* [Given task]:
Include the line containing "import matplotlib.pyplot as plt" and all lines before it, repeated exactly from the listing below, without pictures.

◆ ◆ ◆ ◆ ◆

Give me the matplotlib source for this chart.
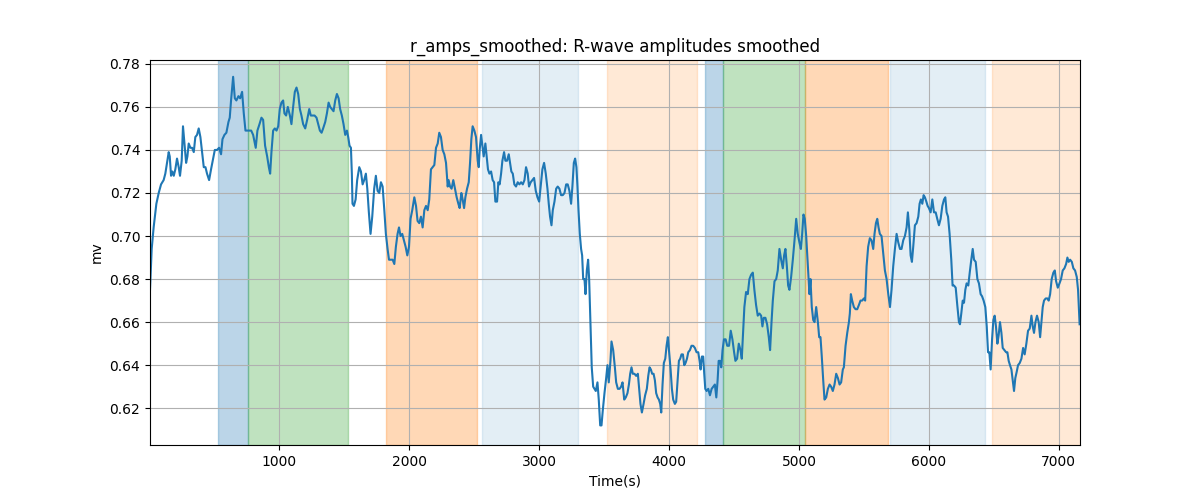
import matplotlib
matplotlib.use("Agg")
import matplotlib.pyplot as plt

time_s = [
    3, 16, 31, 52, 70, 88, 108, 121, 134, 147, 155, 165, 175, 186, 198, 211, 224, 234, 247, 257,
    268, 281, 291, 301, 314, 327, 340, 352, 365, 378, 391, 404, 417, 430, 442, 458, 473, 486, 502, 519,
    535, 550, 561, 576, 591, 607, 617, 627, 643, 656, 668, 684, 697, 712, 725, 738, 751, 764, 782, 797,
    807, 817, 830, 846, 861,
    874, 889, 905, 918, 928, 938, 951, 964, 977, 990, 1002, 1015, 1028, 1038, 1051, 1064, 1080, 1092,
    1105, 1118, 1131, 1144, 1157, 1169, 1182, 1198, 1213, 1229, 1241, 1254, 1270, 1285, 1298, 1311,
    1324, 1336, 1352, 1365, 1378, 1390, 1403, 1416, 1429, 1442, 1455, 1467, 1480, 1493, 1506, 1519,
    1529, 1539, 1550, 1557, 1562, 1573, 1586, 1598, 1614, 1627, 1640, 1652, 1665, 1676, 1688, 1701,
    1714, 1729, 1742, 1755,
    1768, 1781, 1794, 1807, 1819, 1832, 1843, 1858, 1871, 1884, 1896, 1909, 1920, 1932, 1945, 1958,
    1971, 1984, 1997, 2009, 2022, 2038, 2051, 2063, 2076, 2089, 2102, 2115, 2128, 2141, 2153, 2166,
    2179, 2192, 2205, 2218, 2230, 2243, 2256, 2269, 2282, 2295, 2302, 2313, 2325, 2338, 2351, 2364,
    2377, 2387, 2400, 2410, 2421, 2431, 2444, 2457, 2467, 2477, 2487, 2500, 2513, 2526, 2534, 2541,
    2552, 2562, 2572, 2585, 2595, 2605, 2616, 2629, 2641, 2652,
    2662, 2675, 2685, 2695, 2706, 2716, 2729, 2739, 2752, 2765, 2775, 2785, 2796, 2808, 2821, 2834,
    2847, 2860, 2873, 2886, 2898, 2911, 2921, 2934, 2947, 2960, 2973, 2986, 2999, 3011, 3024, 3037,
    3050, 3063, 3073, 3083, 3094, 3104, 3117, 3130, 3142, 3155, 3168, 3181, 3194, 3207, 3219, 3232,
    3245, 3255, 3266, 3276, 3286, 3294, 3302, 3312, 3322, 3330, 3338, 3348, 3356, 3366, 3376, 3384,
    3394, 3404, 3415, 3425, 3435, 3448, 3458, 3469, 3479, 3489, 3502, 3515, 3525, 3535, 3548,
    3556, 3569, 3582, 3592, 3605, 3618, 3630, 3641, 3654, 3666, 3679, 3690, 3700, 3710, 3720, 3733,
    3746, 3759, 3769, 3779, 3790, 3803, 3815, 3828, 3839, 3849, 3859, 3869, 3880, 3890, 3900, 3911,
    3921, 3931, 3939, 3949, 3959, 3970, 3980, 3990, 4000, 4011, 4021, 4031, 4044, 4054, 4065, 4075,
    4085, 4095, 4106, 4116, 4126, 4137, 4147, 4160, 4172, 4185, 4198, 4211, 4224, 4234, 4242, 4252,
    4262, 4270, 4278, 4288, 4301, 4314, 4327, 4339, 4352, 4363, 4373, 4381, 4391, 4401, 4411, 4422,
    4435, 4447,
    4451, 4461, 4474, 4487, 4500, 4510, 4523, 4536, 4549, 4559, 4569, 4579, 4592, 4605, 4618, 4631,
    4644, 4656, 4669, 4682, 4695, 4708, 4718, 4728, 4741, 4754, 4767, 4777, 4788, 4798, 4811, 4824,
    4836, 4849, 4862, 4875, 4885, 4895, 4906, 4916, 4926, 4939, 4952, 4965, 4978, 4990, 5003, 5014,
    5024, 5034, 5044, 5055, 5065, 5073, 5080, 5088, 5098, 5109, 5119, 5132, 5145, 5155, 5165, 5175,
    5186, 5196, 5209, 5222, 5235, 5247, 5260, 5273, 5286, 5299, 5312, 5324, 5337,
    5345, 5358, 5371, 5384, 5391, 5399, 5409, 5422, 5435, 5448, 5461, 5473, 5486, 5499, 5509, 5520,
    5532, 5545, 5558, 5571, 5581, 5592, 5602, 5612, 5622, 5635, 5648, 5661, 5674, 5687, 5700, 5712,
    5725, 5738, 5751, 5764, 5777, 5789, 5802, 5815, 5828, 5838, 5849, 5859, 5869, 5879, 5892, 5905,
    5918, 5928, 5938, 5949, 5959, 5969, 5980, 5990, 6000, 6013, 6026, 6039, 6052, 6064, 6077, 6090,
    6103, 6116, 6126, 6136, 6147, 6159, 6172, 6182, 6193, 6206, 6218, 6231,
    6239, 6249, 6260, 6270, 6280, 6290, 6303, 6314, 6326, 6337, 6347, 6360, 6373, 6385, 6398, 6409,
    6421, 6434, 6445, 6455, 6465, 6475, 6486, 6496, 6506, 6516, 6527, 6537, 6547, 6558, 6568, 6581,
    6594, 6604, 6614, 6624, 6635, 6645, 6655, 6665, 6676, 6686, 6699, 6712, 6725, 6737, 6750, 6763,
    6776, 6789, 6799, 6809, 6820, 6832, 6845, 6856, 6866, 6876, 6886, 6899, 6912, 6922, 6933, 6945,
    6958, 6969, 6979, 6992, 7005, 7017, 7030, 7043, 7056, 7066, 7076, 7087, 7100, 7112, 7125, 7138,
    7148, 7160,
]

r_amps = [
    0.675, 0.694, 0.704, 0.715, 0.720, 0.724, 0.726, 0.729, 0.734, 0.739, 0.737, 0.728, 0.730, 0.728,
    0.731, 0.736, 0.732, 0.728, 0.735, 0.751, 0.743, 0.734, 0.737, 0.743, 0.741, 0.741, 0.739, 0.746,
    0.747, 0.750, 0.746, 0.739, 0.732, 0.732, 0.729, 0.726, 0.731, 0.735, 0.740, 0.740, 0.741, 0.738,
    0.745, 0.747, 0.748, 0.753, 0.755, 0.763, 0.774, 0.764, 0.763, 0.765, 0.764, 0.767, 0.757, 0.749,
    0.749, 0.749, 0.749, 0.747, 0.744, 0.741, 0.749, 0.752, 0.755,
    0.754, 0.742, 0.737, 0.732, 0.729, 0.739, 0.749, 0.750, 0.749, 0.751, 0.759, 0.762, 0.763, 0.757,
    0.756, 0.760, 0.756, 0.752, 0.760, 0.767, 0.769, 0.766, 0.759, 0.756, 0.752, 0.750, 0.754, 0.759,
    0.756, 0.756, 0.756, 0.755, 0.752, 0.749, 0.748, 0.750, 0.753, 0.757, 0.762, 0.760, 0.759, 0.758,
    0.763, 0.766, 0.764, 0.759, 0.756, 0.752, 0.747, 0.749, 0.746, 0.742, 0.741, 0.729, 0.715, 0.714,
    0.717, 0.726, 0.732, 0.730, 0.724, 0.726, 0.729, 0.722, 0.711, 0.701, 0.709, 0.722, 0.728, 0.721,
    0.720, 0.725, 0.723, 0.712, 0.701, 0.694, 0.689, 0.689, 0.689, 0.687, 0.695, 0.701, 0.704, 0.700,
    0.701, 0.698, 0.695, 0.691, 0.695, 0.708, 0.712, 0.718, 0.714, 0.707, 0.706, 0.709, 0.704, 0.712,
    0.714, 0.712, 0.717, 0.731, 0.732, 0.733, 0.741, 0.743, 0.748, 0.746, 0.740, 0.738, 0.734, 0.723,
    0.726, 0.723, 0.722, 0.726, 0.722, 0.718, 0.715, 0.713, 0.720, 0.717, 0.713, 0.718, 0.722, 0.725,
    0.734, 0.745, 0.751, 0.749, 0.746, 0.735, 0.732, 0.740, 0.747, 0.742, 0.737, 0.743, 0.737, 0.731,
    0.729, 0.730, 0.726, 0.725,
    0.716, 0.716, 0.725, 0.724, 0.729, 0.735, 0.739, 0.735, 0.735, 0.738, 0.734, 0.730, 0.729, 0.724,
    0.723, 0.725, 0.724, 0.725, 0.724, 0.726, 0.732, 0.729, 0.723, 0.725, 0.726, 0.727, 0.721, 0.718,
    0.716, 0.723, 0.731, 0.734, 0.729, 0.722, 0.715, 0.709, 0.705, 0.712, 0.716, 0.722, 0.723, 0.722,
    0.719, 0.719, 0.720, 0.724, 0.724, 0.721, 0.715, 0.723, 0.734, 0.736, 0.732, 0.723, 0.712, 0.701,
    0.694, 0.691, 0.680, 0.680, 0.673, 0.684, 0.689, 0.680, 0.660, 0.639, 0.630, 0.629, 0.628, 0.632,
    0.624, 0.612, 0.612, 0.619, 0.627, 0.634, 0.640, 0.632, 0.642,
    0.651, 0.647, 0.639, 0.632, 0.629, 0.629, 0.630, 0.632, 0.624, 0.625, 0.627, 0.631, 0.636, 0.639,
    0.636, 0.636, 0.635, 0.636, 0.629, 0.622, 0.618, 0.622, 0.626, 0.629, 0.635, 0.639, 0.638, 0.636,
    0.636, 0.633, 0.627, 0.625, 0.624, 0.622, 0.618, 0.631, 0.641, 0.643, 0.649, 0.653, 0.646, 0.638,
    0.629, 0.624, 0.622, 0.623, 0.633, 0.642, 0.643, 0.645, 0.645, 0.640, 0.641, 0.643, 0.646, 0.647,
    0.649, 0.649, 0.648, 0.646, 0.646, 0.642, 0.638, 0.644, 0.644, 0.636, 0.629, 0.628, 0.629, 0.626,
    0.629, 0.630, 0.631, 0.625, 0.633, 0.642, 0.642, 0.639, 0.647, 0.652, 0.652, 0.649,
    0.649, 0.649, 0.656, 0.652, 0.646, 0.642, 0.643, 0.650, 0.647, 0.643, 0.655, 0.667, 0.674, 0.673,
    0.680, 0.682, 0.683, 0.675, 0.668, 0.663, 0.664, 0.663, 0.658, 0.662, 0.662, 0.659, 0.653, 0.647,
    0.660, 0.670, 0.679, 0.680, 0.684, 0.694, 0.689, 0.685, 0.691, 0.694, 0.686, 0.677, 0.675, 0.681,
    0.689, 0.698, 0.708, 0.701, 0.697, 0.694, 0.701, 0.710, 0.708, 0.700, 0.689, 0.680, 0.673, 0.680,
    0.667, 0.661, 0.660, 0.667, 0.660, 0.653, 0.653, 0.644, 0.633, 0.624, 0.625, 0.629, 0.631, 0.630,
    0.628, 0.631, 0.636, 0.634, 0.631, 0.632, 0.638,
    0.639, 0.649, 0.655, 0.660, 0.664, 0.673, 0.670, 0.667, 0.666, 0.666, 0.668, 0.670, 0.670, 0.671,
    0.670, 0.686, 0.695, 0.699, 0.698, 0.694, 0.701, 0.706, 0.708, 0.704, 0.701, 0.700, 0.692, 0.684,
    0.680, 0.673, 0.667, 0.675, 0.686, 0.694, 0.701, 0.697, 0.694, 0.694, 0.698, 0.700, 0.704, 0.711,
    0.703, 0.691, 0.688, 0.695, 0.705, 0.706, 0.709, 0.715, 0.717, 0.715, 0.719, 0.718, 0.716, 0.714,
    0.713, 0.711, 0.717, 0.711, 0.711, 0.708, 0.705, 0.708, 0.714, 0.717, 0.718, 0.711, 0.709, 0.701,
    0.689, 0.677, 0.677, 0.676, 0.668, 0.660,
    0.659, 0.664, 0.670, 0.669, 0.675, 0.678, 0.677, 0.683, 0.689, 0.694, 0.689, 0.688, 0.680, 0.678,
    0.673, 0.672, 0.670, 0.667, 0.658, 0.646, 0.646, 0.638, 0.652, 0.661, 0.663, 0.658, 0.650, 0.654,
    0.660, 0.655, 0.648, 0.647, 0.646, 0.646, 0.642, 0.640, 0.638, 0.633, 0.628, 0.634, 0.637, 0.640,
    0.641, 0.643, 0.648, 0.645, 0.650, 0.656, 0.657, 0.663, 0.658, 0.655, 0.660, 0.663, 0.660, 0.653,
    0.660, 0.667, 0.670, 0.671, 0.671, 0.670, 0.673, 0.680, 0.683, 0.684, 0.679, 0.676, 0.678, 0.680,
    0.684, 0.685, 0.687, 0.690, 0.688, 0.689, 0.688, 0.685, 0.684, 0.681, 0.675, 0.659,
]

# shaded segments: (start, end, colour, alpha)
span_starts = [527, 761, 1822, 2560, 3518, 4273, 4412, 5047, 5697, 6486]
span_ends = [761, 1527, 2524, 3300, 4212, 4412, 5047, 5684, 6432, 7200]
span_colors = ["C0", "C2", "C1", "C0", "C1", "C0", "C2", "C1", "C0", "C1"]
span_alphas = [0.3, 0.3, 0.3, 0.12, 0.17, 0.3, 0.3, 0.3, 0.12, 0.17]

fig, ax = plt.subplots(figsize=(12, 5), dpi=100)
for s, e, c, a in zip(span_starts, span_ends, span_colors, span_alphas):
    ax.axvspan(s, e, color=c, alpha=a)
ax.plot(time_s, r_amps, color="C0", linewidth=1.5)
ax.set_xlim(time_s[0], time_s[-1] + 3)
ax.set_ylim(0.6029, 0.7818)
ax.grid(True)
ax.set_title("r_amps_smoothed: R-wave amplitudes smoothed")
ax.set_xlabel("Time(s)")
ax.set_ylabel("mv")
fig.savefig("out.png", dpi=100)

◆ ◆ ◆ ◆ ◆

* [Problem solution]:
Give me the matplotlib source for this chart.
import matplotlib
matplotlib.use("Agg")
import matplotlib.pyplot as plt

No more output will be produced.